Employment contracts may be formed by verbal agreement, written agreement, or a combination of both. The fact that the parties have reached an agreement may be inferred from their conduct, such as the commencement of work and the payment of wages. The extent of any documentation that is created may vary, particularly for managerial appointments that are often regulated largely by the contract of employment and can involve very detailed terms.

The terms of the employment contract must provide sufficient certainty to enable the contract to be performed. Therefore, the contract must have clear terms on the essence of the bargain between the employer and employee, that is, the work to be undertaken and the remuneration for the work undertaken. Even where there is some uncertainty on these points, the courts are unlikely to find the contract to be unenforceable as terms may be implied to reflect the intentions of the parties. Terms that are implied as a matter of law in all employment contracts include the obligation to act in good faith and with fidelity, to work with skill and diligence, and to obey lawful and reasonable directions.

To what extent are fixed-term employment contracts permissible?

Fixed-term employment contracts are permissible under Australian law, and there is no legal maximum duration for such contracts. However, a true fixed-term contract (which is a contract that does not allow for termination with notice before its end-date) may imply a term of reasonable notice if either party attempts to bring the contract to an end before the expiry of the term (particularly if the term of the contract is so long as to be unreasonable). Alternatively, bringing a fixed-term contract to an end before its end date may constitute a breach for which the party not in breach may recover damages. To mitigate these risks, employers often utilise maximum-term contracts, which may be terminated with notice before their end date.

Probationary period

What is the maximum probationary period permitted by law?

Probationary periods are a matter of contract and may, therefore, be of any length agreed between an employer and an employee. An employer may increase an employee’s probationary period by obtaining the employee’s agreement to vary the employee’s employment contract (however, employers may not contract out of the notice periods required under the FW Act by extending a probationary period).

The duration of a probationary period will often reflect the duration of the relevant ‘minimum employment period’ for the unfair dismissal jurisdiction under the FW Act (12 months for small business employers and six months for all other employers). This is because an employee whose employment is terminated within the minimum employment period is not eligible to bring a claim for unfair dismissal.

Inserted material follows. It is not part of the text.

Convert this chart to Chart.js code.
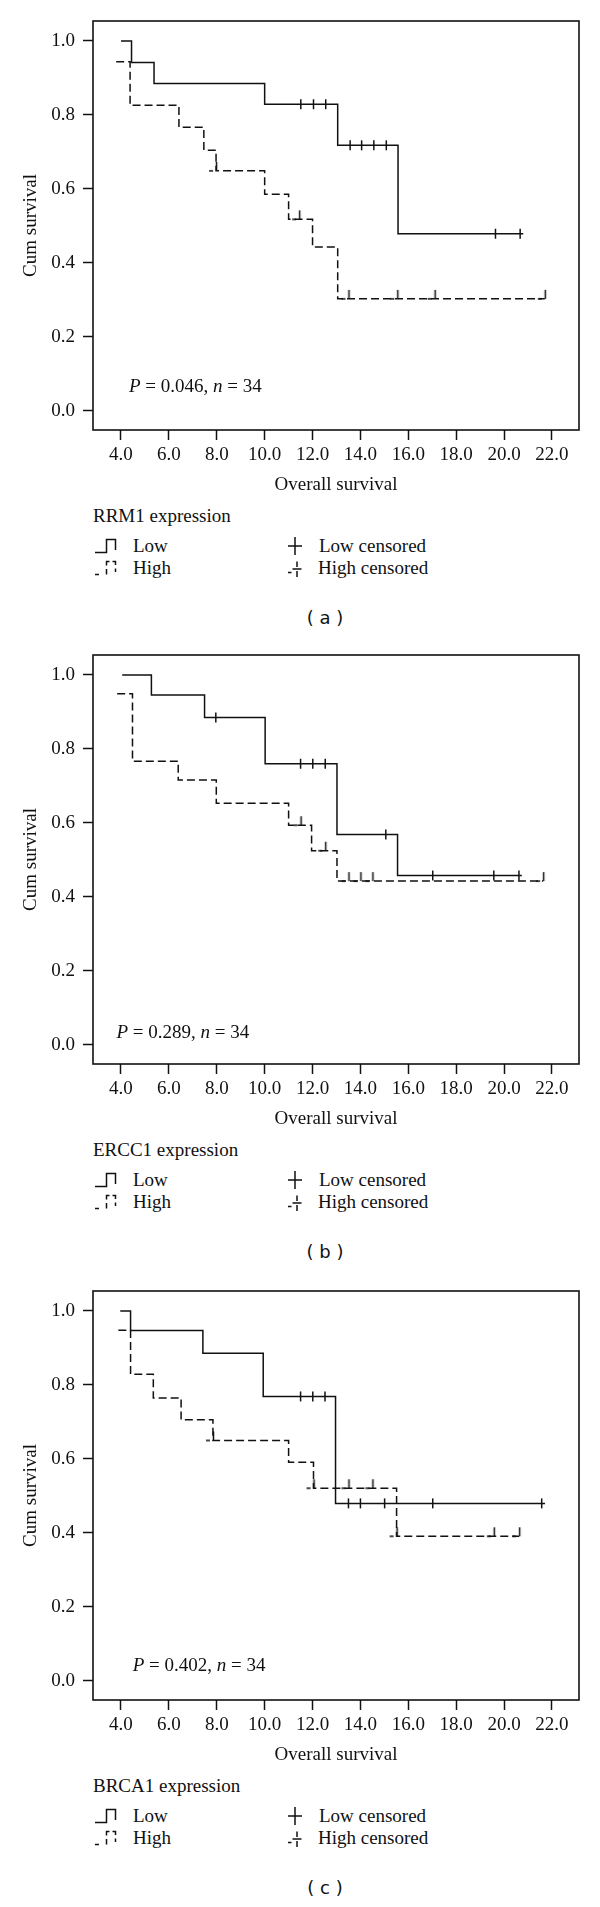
<!DOCTYPE html>
<html lang="en">
<head>
<meta charset="UTF-8">
<title>Overall survival by RRM1, ERCC1 and BRCA1 expression</title>
<script src="https://cdn.jsdelivr.net/npm/chart.js@4.4.1/dist/chart.umd.min.js"></script>
<style>
    body { margin: 0; background: #fff; }
    #page { position: relative; width: 600px; height: 1907px; font-family: "Liberation Serif", serif; color: #111; }
    .panel { position: absolute; left: 0; width: 600px; height: 634px; }
    .panel canvas { position: absolute; left: 0; top: 0; }
    .txt { position: absolute; font-size: 19px; line-height: 22px; white-space: nowrap; }
    .sym { position: absolute; }
    .letter { position: absolute; left: 0; width: 650px; text-align: center; font-family: "DejaVu Sans", sans-serif; font-size: 18px; line-height: 22px; white-space: pre; }
</style>
</head>
<body>
<div id="page"></div>
<script>
    // axis ticks
    const xTicks = [4, 6, 8, 10, 12, 14, 16, 18, 20, 22];
    const yTicks = [0, 0.2, 0.4, 0.6, 0.8, 1.0];

    const genes = ['RRM1', 'ERCC1', 'BRCA1'];
    const letters = ['a', 'b', 'c'];
    const pValues = ['0.046', '0.289', '0.402'];
    const nCases = 34;

    // (a) RRM1 - time of each step and survival after it
    const rrm1LowTime = [4.0, 4.44, 5.38, 10.0, 13.05, 15.57, 20.8];
    const rrm1LowSurv = [1.0, 0.942, 0.885, 0.829, 0.718, 0.479, 0.479];
    const rrm1LowCens = [11.51, 12.04, 12.55, 13.57, 14.05, 14.56, 15.08, 19.64, 20.67];
    const rrm1HighTime = [3.8, 4.38, 6.42, 7.46, 7.97, 10.0, 11.0, 12.0, 13.05, 21.7];
    const rrm1HighSurv = [0.944, 0.826, 0.767, 0.705, 0.649, 0.586, 0.518, 0.443, 0.303, 0.303];
    const rrm1HighCens = [7.97, 11.44, 13.5, 15.54, 17.1, 21.7];

    // (b) ERCC1
    const ercc1LowTime = [4.05, 5.27, 7.49, 10.02, 13.02, 15.55, 20.74];
    const ercc1LowSurv = [1.0, 0.946, 0.885, 0.760, 0.569, 0.458, 0.458];
    const ercc1LowCens = [7.96, 11.50, 12.01, 12.53, 15.06, 17.02, 19.57, 20.62];
    const ercc1HighTime = [3.84, 4.48, 6.39, 7.98, 11.0, 11.96, 13.02, 21.63];
    const ercc1HighSurv = [0.949, 0.767, 0.716, 0.653, 0.594, 0.525, 0.443, 0.443];
    const ercc1HighCens = [11.5, 12.53, 13.5, 14.0, 14.5, 21.63];

    // (c) BRCA1
    const brca1LowTime = [3.97, 4.40, 7.42, 9.94, 12.96, 21.71];
    const brca1LowSurv = [1.0, 0.947, 0.886, 0.769, 0.480, 0.480];
    const brca1LowCens = [11.50, 12.01, 12.52, 13.5, 14.0, 15.01, 17.02, 21.57];
    const brca1HighTime = [3.89, 4.40, 5.35, 6.51, 7.84, 11.0, 12.04, 15.51, 20.63];
    const brca1HighSurv = [0.948, 0.829, 0.765, 0.706, 0.650, 0.591, 0.521, 0.391, 0.391];
    const brca1HighCens = [7.84, 12.04, 13.5, 14.5, 15.51, 19.57, 20.63];

    const panels = [
        { top: 0, low: [rrm1LowTime, rrm1LowSurv, rrm1LowCens], high: [rrm1HighTime, rrm1HighSurv, rrm1HighCens], pAt: [4.33, 0.065] },
        { top: 634, low: [ercc1LowTime, ercc1LowSurv, ercc1LowCens], high: [ercc1HighTime, ercc1HighSurv, ercc1HighCens], pAt: [3.81, 0.033] },
        { top: 1270, low: [brca1LowTime, brca1LowSurv, brca1LowCens], high: [brca1HighTime, brca1HighSurv, brca1HighCens], pAt: [4.49, 0.041] }
    ];

    const ink = '#111';
    const serif = "'Liberation Serif', serif";

    // survival value of the step curve at time t
    function stepValue(times, surv, t) {
        let v = surv[0];
        for (let i = 0; i < times.length; i++) {
            if (times[i] <= t + 1e-9) v = surv[i];
        }
        return v;
    }

    // censor mark for the high group: tick upwards plus a short dash on the left
    function halfTick() {
        const c = document.createElement('canvas');
        c.width = 16; c.height = 20;
        const g = c.getContext('2d');
        g.strokeStyle = ink; g.lineWidth = 1.5;
        g.beginPath();
        g.moveTo(8.5, 1); g.lineTo(8.5, 10);
        g.moveTo(1, 10); g.lineTo(5, 10);
        g.stroke();
        return c;
    }
    const highMark = halfTick();

    const boxPlugin = {
        id: 'box',
        afterDraw(chart) {
            const { ctx, chartArea: a } = chart;
            ctx.save();
            ctx.strokeStyle = ink;
            ctx.lineWidth = 1.6;
            ctx.strokeRect(a.left, a.top, a.right - a.left, a.bottom - a.top);
            ctx.restore();
        }
    };

    const pTextPlugin = {
        id: 'pText',
        afterDraw(chart, args, opts) {
            const { ctx, scales: { x, y } } = chart;
            let px = x.getPixelForValue(opts.at[0]);
            const py = y.getPixelForValue(opts.at[1]);
            ctx.save();
            ctx.fillStyle = ink;
            ctx.textBaseline = 'middle';
            for (const [s, italic] of opts.parts) {
                ctx.font = (italic ? 'italic ' : '') + '19px ' + serif;
                ctx.fillText(s, px, py);
                px += ctx.measureText(s).width;
            }
            ctx.restore();
        }
    };

    function makePanel(p, idx) {
        const page = document.getElementById('page');
        const div = document.createElement('div');
        div.className = 'panel';
        div.style.top = p.top + 'px';
        page.appendChild(div);

        const canvas = document.createElement('canvas');
        canvas.width = 600; canvas.height = 500;
        div.appendChild(canvas);

        const [lt, ls, lc] = p.low;
        const [ht, hs, hc] = p.high;

        new Chart(canvas.getContext('2d'), {
            type: 'scatter',
            data: {
                datasets: [
                    {
                        data: lt.map((t, i) => ({ x: t, y: ls[i] })),
                        showLine: true, stepped: 'before',
                        borderColor: ink, borderWidth: 1.5, pointRadius: 0
                    },
                    {
                        data: ht.map((t, i) => ({ x: t, y: hs[i] })),
                        showLine: true, stepped: 'before', borderDash: [8, 4],
                        borderColor: ink, borderWidth: 1.5, pointRadius: 0
                    },
                    {
                        data: lc.map(t => ({ x: t, y: stepValue(lt, ls, t) })),
                        pointStyle: 'line', rotation: 90, pointRadius: 5,
                        borderColor: ink, borderWidth: 1.5
                    },
                    {
                        data: hc.map(t => ({ x: t, y: stepValue(ht, hs, t) })),
                        pointStyle: highMark, pointRadius: 5,
                        borderColor: ink
                    }
                ]
            },
            options: {
                responsive: false,
                animation: false,
                events: [],
                layout: { padding: { left: 0, right: 21, top: 21, bottom: 0 } },
                plugins: {
                    legend: { display: false },
                    tooltip: { enabled: false },
                    pText: {
                        at: p.pAt,
                        parts: [['P', true], [' = ' + pValues[idx] + ', ', false], ['n', true], [' = ' + nCases, false]]
                    }
                },
                scales: {
                    x: {
                        type: 'linear',
                        min: 2.831, max: 23.128,
                        afterBuildTicks: s => { s.ticks = xTicks.map(v => ({ value: v })); },
                        afterFit: s => { s.height = 70; },
                        border: { display: false },
                        grid: { drawOnChartArea: false, drawTicks: true, tickLength: 10, tickColor: ink, tickWidth: 1.5 },
                        ticks: {
                            color: ink, padding: 4, maxRotation: 0, autoSkip: false,
                            font: { family: serif, size: 19 },
                            callback: v => Number(v).toFixed(1)
                        },
                        title: {
                            display: true, text: 'Overall survival', color: ink,
                            font: { family: serif, size: 19, lineHeight: 1.2 },
                            padding: { top: 0, bottom: 3.6 }
                        }
                    },
                    y: {
                        type: 'linear',
                        min: -0.0514, max: 1.054,
                        afterBuildTicks: s => { s.ticks = yTicks.map(v => ({ value: v })); },
                        afterFit: s => { s.width = 93; },
                        border: { display: false },
                        grid: { drawOnChartArea: false, drawTicks: true, tickLength: 10, tickColor: ink, tickWidth: 1.5 },
                        ticks: {
                            color: ink, padding: 8,
                            font: { family: serif, size: 19 },
                            callback: v => Number(v).toFixed(1)
                        },
                        title: {
                            display: true, text: 'Cum survival', color: ink,
                            font: { family: serif, size: 19, lineHeight: 1.2 },
                            padding: { top: 19.6, bottom: 0 }
                        }
                    }
                }
            },
            plugins: [boxPlugin, pTextPlugin]
        });

        // legend below the plot
        const add = (html, cls, left, top) => {
            const el = document.createElement('div');
            el.className = cls;
            el.style.left = left + 'px';
            el.style.top = top + 'px';
            el.innerHTML = html;
            div.appendChild(el);
        };
        const svg = (w, h, body) =>
            `<svg width="${w}" height="${h}" viewBox="0 0 ${w} ${h}" fill="none" stroke="${ink}" stroke-width="1.5">${body}</svg>`;

        add(genes[idx] + ' expression', 'txt', 93, 505);
        add(svg(24, 16, '<path d="M1 14.5 H12.5 V1.5 H21.5 V12"/>'), 'sym', 94, 538);
        add('Low', 'txt', 133, 535);
        add(svg(24, 16, '<path d="M1 14.5 H5 M12.5 14.5 V9 M12.5 5.5 V1.5 H15.5 M18.5 1.5 H21.5 V5 M21.5 8.5 V12"/>'), 'sym', 94, 560);
        add('High', 'txt', 133, 557);
        add(svg(16, 20, '<path d="M1 10 H15 M8 1 V19"/>'), 'sym', 287, 536);
        add('Low censored', 'txt', 319, 535);
        add(svg(16, 20, '<path d="M1 14.5 H4.5 M5.5 11 H14.5 M10 3.5 V9 M10 13 V19"/>'), 'sym', 287, 558);
        add('High censored', 'txt', 318, 557);
        add('( ' + letters[idx] + ' )', 'letter', 0, 607);
    }

    panels.forEach(makePanel);
</script>
</body>
</html>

Classification as contractor or employee

What are the primary factors that distinguish an independent contractor from an employee?

A distinction is drawn between work done under a contract of service (an employee) and work undertaken under a contract for services (independent contractor). At common law, the distinction between employees and independent contractors is determined by applying a multi-indicia test, which looks at the totality of the employment relationship and the reality of the work arrangements. This dichotomy may be altered by specific legislative schemes, such as in the context of work health and safety legislation, which uses an expanded definition of ‘worker’ that imposes obligations in respect of both employees and independent contractors, or the FW Act, which provides some protections for independent contractors.

Temporary agency staffing

Is there any legislation governing temporary staffing through recruitment agencies?

Recruitment agencies that are the employers of workers placed in organisations on a temporary basis are required to comply with labour law and employment legislation concerning those employees. For example, such recruitment agencies must comply with obligations imposed under anti-discrimination legislation and the unfair dismissal and general protections regimes of the FW Act.

Further, certain Australian states and territories (South Australia, Western Australia, Australian Capital Territory and Queensland) have legislation in place governing licensing regimes for recruitment agencies (although there is no such legislation at the Commonwealth level).